Trabalhadores e estudantes – ”Foi emocionante, as pessoas ficam sem falar emocionadas, depois da sessão.’ Esse carinho foi o que Silvio Guindane sentiu na sexta-feira à noite. O ator que faz Jefferson deu muitos autógrafos e foi cercado de usuários dos trens da CPTM que o reconheciam como um deles. ‘É muito bacana’, ele diz. O diretor Elias vai adiante:

‘Depois desta sessão, estou convencido de que o filme é popular. Se vai fazer sucesso nos cinemas é outra história. Espero que sim, mas depende de muita coisa. O filme tem um ritmo mais lento, mas não dificulta nem impede a adesão das pessoas. Vivi hoje uma experiência maravilhosa. Tem aquela cena em que o câmera pára no rosto do Silvio durante vários minutos. Ele não fala nada. Só olha e os olhos vão se umedecendo. Uma senhora chegou para mim há pouco para me dizer tudo aquilo que ela achou que ele estava pensando. Ela se apossou do filme, fez o filme dela em cima do De Passagem. Para qualquer diretor, é um sonho.’

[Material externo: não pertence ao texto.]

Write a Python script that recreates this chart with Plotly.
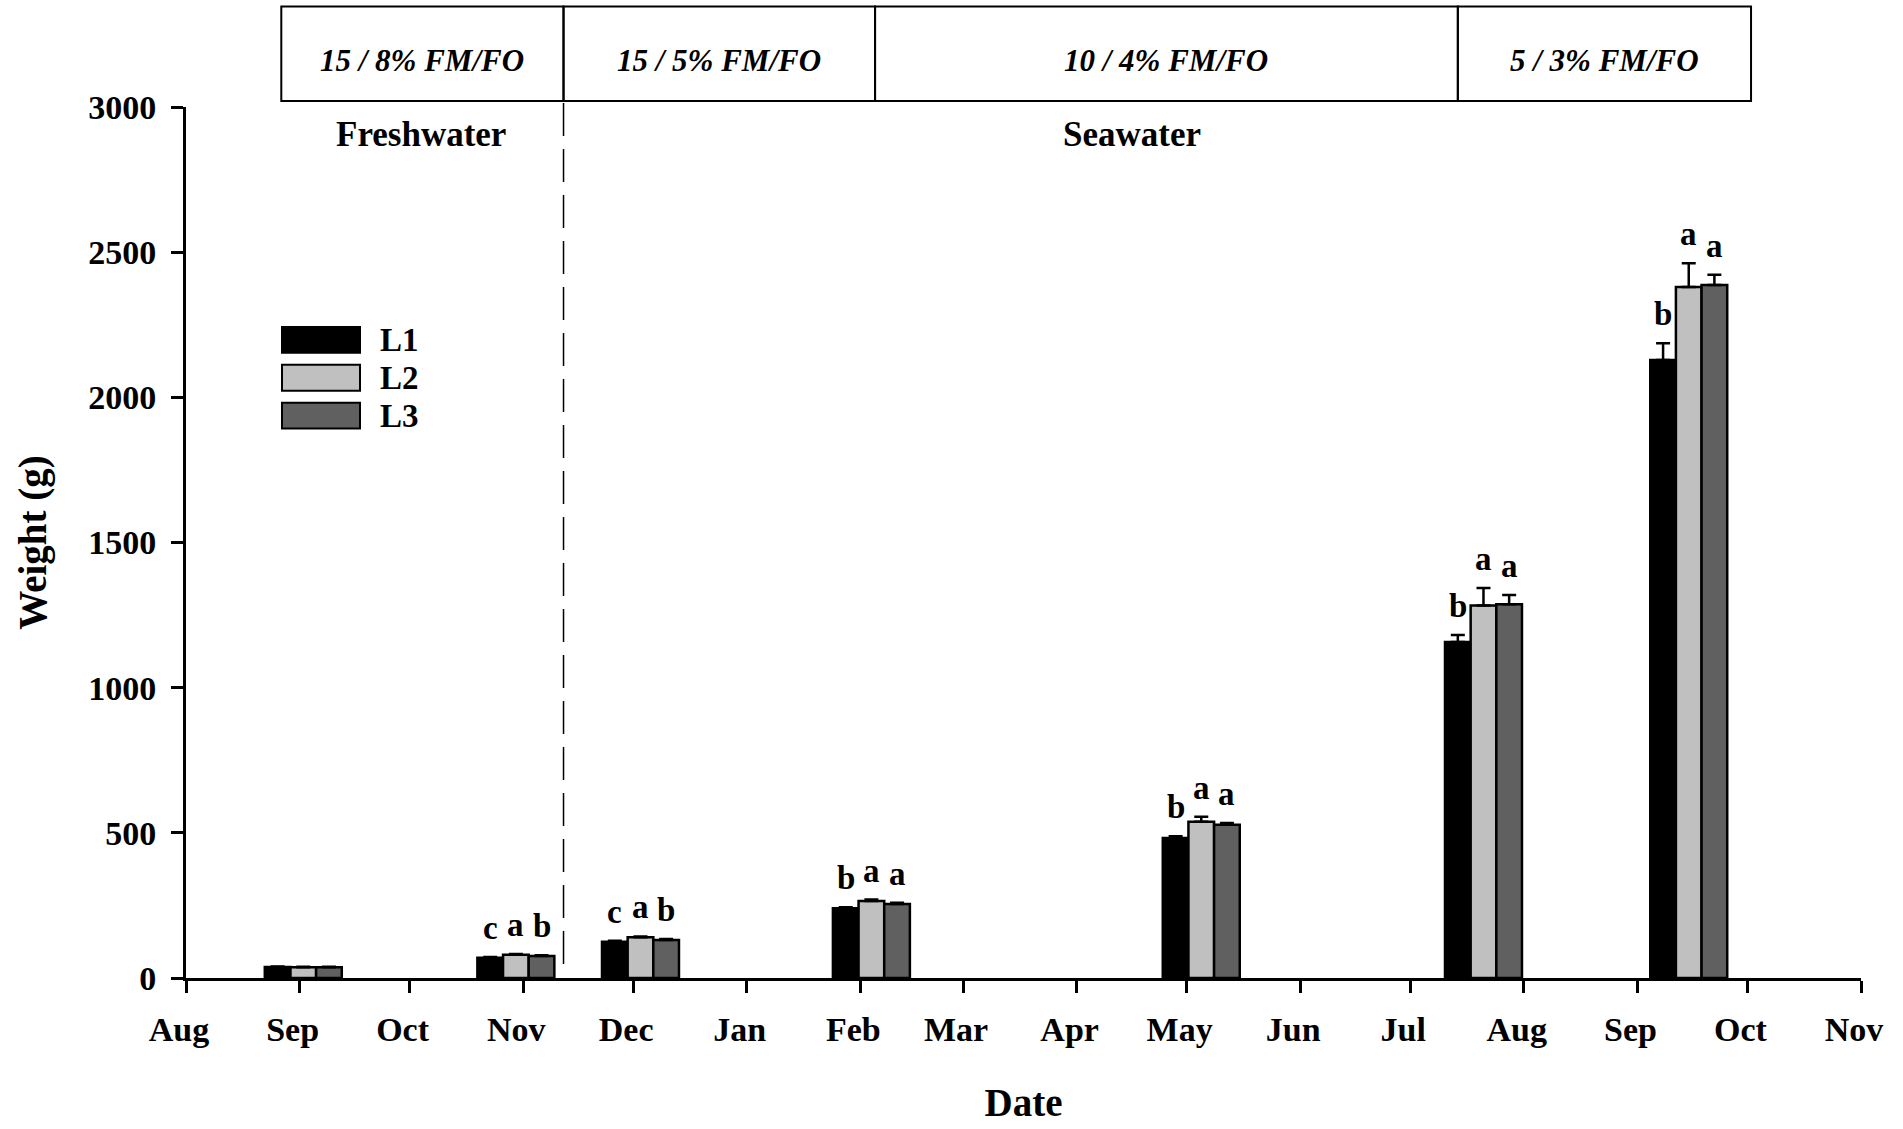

Havia espectadores de todas as idades. Jovens e idosos, estudantes e trabalhadores, muitos casais de enamorados que saíam abraçados, com aquela cara de quem gostou. Após a primeira exibição – outra estava programada, para mais tarde -, houve uma rodada de refrigerantes e salgados, e um show com dançarinos e músicos de hip hop. Havia jornalistas, também. Israel do Valle estava lá acompanhando a garotada do hip hop, alunos do mestre Nelson Triunfo, pioneiro dessa forma de expressão. ‘Olha aquele ali, é endiabrado’, apontava para um garoto que dava rodopios no ar e no solo, coisa de louco. O cinema, o hip hop, tudo era arte na estação do Brás, na sexta-feira à noite, e a arte estava a serviço da cidadania. ‘Gosto do filme, gosto muito da estrutura narrativa’, disse Do Valle.

‘Não põe o meu nome’, pediu uma funcionária da CPTM, que escondia o crachá.

‘Sou da casa e vão achar que estou querendo aparecer.’ Ela gosta do que faz, mas nunca se sentiu tão útil no seu trabalho como naquela integração entre arte e vida, entre artistas e usuários, por meio da mediação exercida pela CPTM. ‘As pessoas têm fome de cultura, de informação. Têm sensibilidade. É o que faz a gente acreditar que este país tem de dar certo.’ Ronaldo Gonçalves e Quita Santana emocionaram-se com a histórias da amizade de Jefferson e Kennedy. Os garotos de infância trilham caminhos opostos, diferem em tudo.

Jefferson, que vai para a academia militar, torna-se intransigente, até para fugir àquele meio opressor. Kennedy fica e Jefferson aprende muita coisa com ele. ‘É tudo tão sincero, tão verdadeiro’, disse Quita. ‘Acho que este filme nos dá uma lição de entendimento. Legal, gostei’, diz Santana.